>> begin

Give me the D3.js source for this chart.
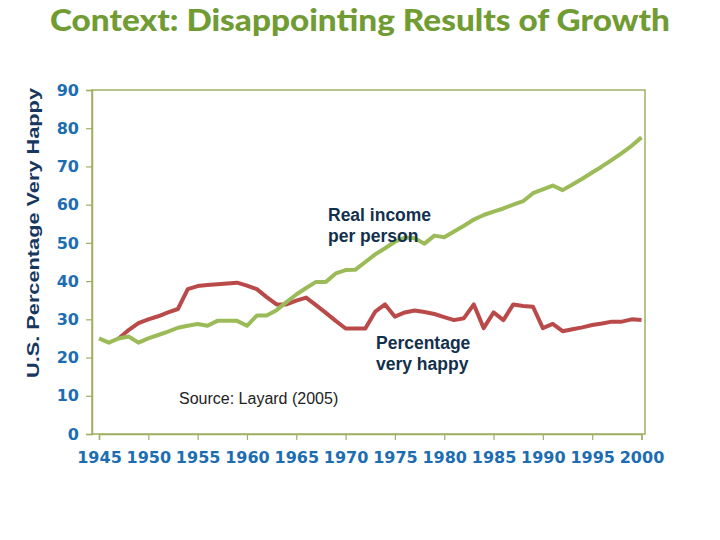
<!DOCTYPE html>
<html>
<head>
<meta charset="utf-8">
<script src="https://cdn.jsdelivr.net/npm/d3@7"></script>
<style>
  body { margin: 0; background: #fff; }
  svg { display: block; }
</style>
</head>
<body>
<div id="chart"></div>
<script>
var w = 720;
var h = 540;

// values
var incomeYears = d3.range(1945, 2001);
var incomeValues = [
  25.0, 23.9, 25.0, 25.5, 23.9, 25.0, 25.9, 26.8, 27.8, 28.3,
  28.8, 28.3, 29.6, 29.6, 29.6, 28.3, 31.0, 31.0, 32.4, 34.5,
  36.5, 38.2, 39.8, 39.8, 42.0, 42.9, 43.0, 45.0, 47.0, 48.6,
  50.3, 51.4, 51.2, 49.8, 51.9, 51.5, 53.0, 54.5, 56.1, 57.3,
  58.2, 59.0, 60.0, 60.9, 63.0, 64.0, 65.0, 63.8, 65.3, 66.8,
  68.4, 70.0, 71.7, 73.5, 75.4, 77.6
];
var happyYears = d3.range(1947, 2001);
var happyValues = [
  25.0, 27.2, 29.0, 30.0, 30.8, 31.8, 32.7, 37.9, 38.7, 39.0,
  39.2, 39.4, 39.6, 38.8, 37.9, 35.8, 33.9, 33.9, 34.9, 35.7,
  33.7, 31.7, 29.6, 27.6, 27.6, 27.6, 32.0, 33.9, 30.7, 31.8,
  32.3, 31.9, 31.4, 30.6, 29.8, 30.3, 33.9, 27.7, 31.8, 29.8,
  33.9, 33.5, 33.3, 27.7, 28.8, 26.9, 27.4, 27.9, 28.5, 28.9,
  29.4, 29.4, 30.0, 29.8
];
var yTicks = [0, 10, 20, 30, 40, 50, 60, 70, 80, 90];
var xTicks = [1945, 1950, 1955, 1960, 1965, 1970, 1975, 1980, 1985, 1990, 1995, 2000];

var income = incomeYears.map((d, i) => ({ year: d, value: incomeValues[i] }));
var happy = happyYears.map((d, i) => ({ year: d, value: happyValues[i] }));

var plot = { left: 92, right: 645, top: 90, bottom: 434 };
var axisColor = '#9fb063';
var tickColor = '#1d6db2';

var svg = d3.select("#chart")
  .append("svg")
  .attr("width", w)
  .attr("height", h);

var x = d3.scaleLinear()
  .domain([1945, 2000])
  .range([99, 641.5]);

var y = d3.scaleLinear()
  .domain([0, 90])
  .range([plot.bottom, plot.top]);

//title
svg.append('text')
  .attr('x', 50)
  .attr('y', 31)
  .attr('textLength', 620)
  .attr('lengthAdjust', 'spacingAndGlyphs')
  .style('font-family', 'Lato, "Open Sans", sans-serif')
  .style('font-weight', 900)
  .style('font-size', '30px')
  .style('fill', '#719b33')
  .text('Context: Disappointing Results of Growth');

//plot frame
svg.append('rect')
  .attr('x', plot.left)
  .attr('y', plot.top)
  .attr('width', plot.right - plot.left)
  .attr('height', plot.bottom - plot.top)
  .style('fill', 'none')
  .style('stroke', axisColor)
  .style('stroke-width', 1.5);

var yAxis = svg.append('g')
  .attr('transform', 'translate(' + plot.left + ',0)')
  .call(d3.axisLeft(y).tickValues(yTicks).tickSize(6).tickPadding(7));

var xAxis = svg.append('g')
  .attr('transform', 'translate(0,' + plot.bottom + ')')
  .call(d3.axisBottom(x).tickValues(xTicks).tickFormat(d3.format('d')).tickSize(6).tickPadding(12));

[yAxis, xAxis].forEach(g => {
  g.select('.domain').style('stroke', axisColor).style('stroke-width', 1.5);
  g.selectAll('.tick line').style('stroke', axisColor).style('stroke-width', 1.2);
  g.selectAll('.tick text')
    .style('font-family', '"DejaVu Sans", Verdana, sans-serif')
    .style('font-weight', 'bold')
    .style('font-size', '16px')
    .style('fill', tickColor);
});

var line = d3.line()
  .x(d => x(d.year))
  .y(d => y(d.value));

svg.append('path')
  .datum(happy)
  .attr('d', line)
  .style('fill', 'none')
  .style('stroke', '#ba4a49')
  .style('stroke-width', 4)
  .style('stroke-linejoin', 'round');

svg.append('path')
  .datum(income)
  .attr('d', line)
  .style('fill', 'none')
  .style('stroke', '#9bbb59')
  .style('stroke-width', 4)
  .style('stroke-linejoin', 'round');

//y axis title
svg.append('text')
  .attr('transform', 'translate(39,233) rotate(-90)')
  .attr('text-anchor', 'middle')
  .attr('textLength', 290)
  .attr('lengthAdjust', 'spacingAndGlyphs')
  .style('font-family', '"Liberation Sans", Arial, sans-serif')
  .style('font-weight', 'bold')
  .style('font-size', '17px')
  .style('fill', '#17375e')
  .text('U.S. Percentage Very Happy');

//annotations
function note(lines, x0, y0) {
  var t = svg.append('text')
    .style('font-family', '"Liberation Sans", Arial, sans-serif')
    .style('font-weight', 'bold')
    .style('font-size', '17.5px')
    .style('fill', '#13304d');
  lines.forEach((s, i) => {
    t.append('tspan')
      .attr('x', x0)
      .attr('y', y0 + i * 21)
      .text(s);
  });
}
note(['Real income', 'per person'], 328, 221);
note(['Percentage', 'very happy'], 376, 349);

svg.append('text')
  .attr('x', 179)
  .attr('y', 404)
  .style('font-family', '"Liberation Sans", Arial, sans-serif')
  .style('font-size', '16px')
  .style('fill', '#222')
  .text('Source: Layard (2005)');
</script>
</body>
</html>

>> end

* **Problem statement**
Copy all lines from the material that include "chart".

* **Full answer**
Give me the D3.js source for this chart.
<div id="chart"></div>
var svg = d3.select("#chart")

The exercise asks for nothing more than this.